» Data for this task:

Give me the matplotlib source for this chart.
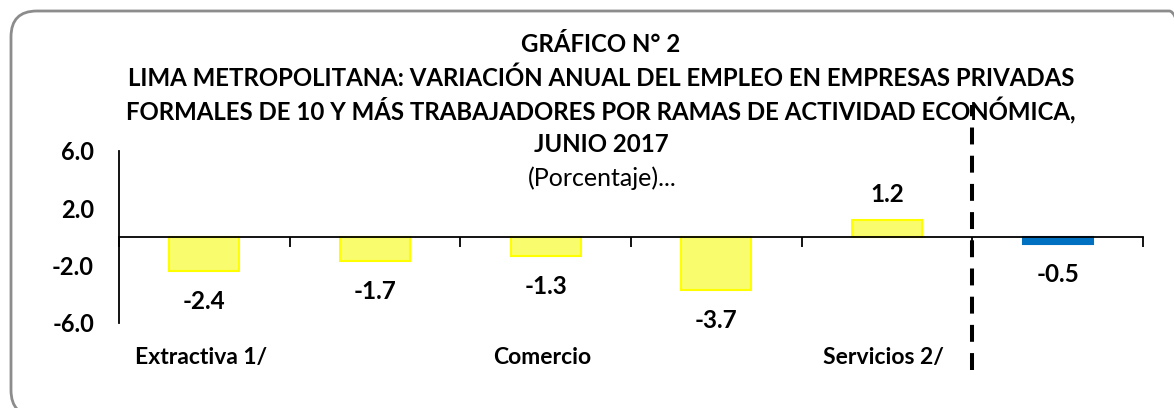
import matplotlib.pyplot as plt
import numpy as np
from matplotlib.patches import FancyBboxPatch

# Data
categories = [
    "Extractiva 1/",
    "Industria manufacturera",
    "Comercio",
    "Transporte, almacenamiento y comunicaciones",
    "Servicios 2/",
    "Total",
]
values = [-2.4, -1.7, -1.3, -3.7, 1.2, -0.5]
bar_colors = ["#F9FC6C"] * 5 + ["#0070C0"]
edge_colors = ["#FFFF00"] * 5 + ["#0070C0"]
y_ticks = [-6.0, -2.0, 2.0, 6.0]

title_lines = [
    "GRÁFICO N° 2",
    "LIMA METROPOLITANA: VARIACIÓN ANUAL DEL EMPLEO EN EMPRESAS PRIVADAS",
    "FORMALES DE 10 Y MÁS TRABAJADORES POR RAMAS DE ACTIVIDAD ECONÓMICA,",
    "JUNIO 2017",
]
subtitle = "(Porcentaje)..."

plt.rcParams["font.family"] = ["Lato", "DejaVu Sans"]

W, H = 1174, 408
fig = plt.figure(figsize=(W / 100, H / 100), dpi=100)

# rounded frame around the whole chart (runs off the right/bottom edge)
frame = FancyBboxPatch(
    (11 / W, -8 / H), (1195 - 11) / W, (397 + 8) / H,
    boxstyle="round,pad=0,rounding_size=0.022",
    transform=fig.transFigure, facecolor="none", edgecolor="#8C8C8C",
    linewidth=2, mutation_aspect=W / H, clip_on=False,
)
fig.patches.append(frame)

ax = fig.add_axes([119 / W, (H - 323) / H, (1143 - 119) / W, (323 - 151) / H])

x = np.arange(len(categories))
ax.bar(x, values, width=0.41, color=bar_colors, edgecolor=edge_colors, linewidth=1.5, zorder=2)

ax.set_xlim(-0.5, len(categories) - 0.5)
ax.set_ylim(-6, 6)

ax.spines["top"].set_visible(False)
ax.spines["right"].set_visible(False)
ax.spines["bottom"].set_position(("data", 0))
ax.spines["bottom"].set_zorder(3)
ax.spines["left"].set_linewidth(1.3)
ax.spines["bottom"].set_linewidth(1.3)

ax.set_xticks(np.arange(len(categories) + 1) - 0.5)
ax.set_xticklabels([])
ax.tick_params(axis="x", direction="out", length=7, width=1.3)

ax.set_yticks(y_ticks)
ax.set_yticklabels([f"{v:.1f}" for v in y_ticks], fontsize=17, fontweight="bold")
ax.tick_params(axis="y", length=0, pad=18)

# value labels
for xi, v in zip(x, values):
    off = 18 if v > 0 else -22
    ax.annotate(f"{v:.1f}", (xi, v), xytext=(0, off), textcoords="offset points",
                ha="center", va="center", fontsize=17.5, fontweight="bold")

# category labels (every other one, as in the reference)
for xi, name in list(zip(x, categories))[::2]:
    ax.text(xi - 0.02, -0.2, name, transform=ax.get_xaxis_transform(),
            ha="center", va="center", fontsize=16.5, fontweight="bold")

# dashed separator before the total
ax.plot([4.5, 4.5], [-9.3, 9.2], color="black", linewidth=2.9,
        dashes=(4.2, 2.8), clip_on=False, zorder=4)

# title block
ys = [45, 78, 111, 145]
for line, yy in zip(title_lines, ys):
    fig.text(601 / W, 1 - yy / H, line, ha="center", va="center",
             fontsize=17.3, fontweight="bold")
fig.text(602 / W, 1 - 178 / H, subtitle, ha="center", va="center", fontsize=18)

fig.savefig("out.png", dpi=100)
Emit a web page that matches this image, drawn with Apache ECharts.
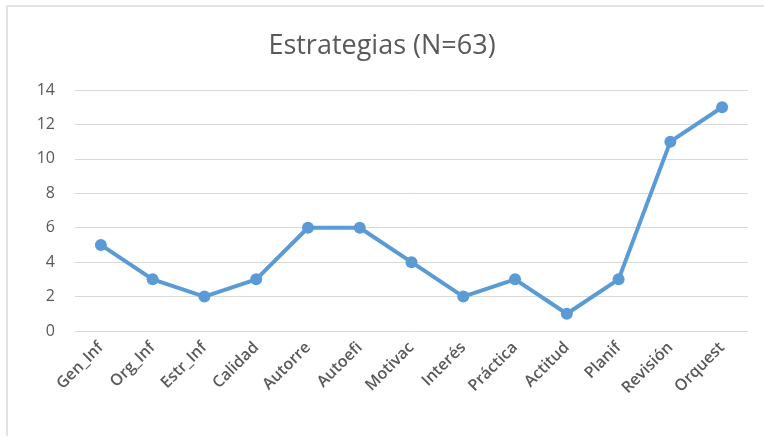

» Instructions for the task: Pictures stay out. Repeat only the lines from the beginning of the data through the line that has "fig = plt.figure(figsize=(W".

» In response:
Give me the matplotlib source for this chart.
import matplotlib.pyplot as plt
import numpy as np
from matplotlib.patches import FancyBboxPatch

# Data
categories = [
    "Extractiva 1/",
    "Industria manufacturera",
    "Comercio",
    "Transporte, almacenamiento y comunicaciones",
    "Servicios 2/",
    "Total",
]
values = [-2.4, -1.7, -1.3, -3.7, 1.2, -0.5]
bar_colors = ["#F9FC6C"] * 5 + ["#0070C0"]
edge_colors = ["#FFFF00"] * 5 + ["#0070C0"]
y_ticks = [-6.0, -2.0, 2.0, 6.0]

title_lines = [
    "GRÁFICO N° 2",
    "LIMA METROPOLITANA: VARIACIÓN ANUAL DEL EMPLEO EN EMPRESAS PRIVADAS",
    "FORMALES DE 10 Y MÁS TRABAJADORES POR RAMAS DE ACTIVIDAD ECONÓMICA,",
    "JUNIO 2017",
]
subtitle = "(Porcentaje)..."

plt.rcParams["font.family"] = ["Lato", "DejaVu Sans"]

W, H = 1174, 408
fig = plt.figure(figsize=(W / 100, H / 100), dpi=100)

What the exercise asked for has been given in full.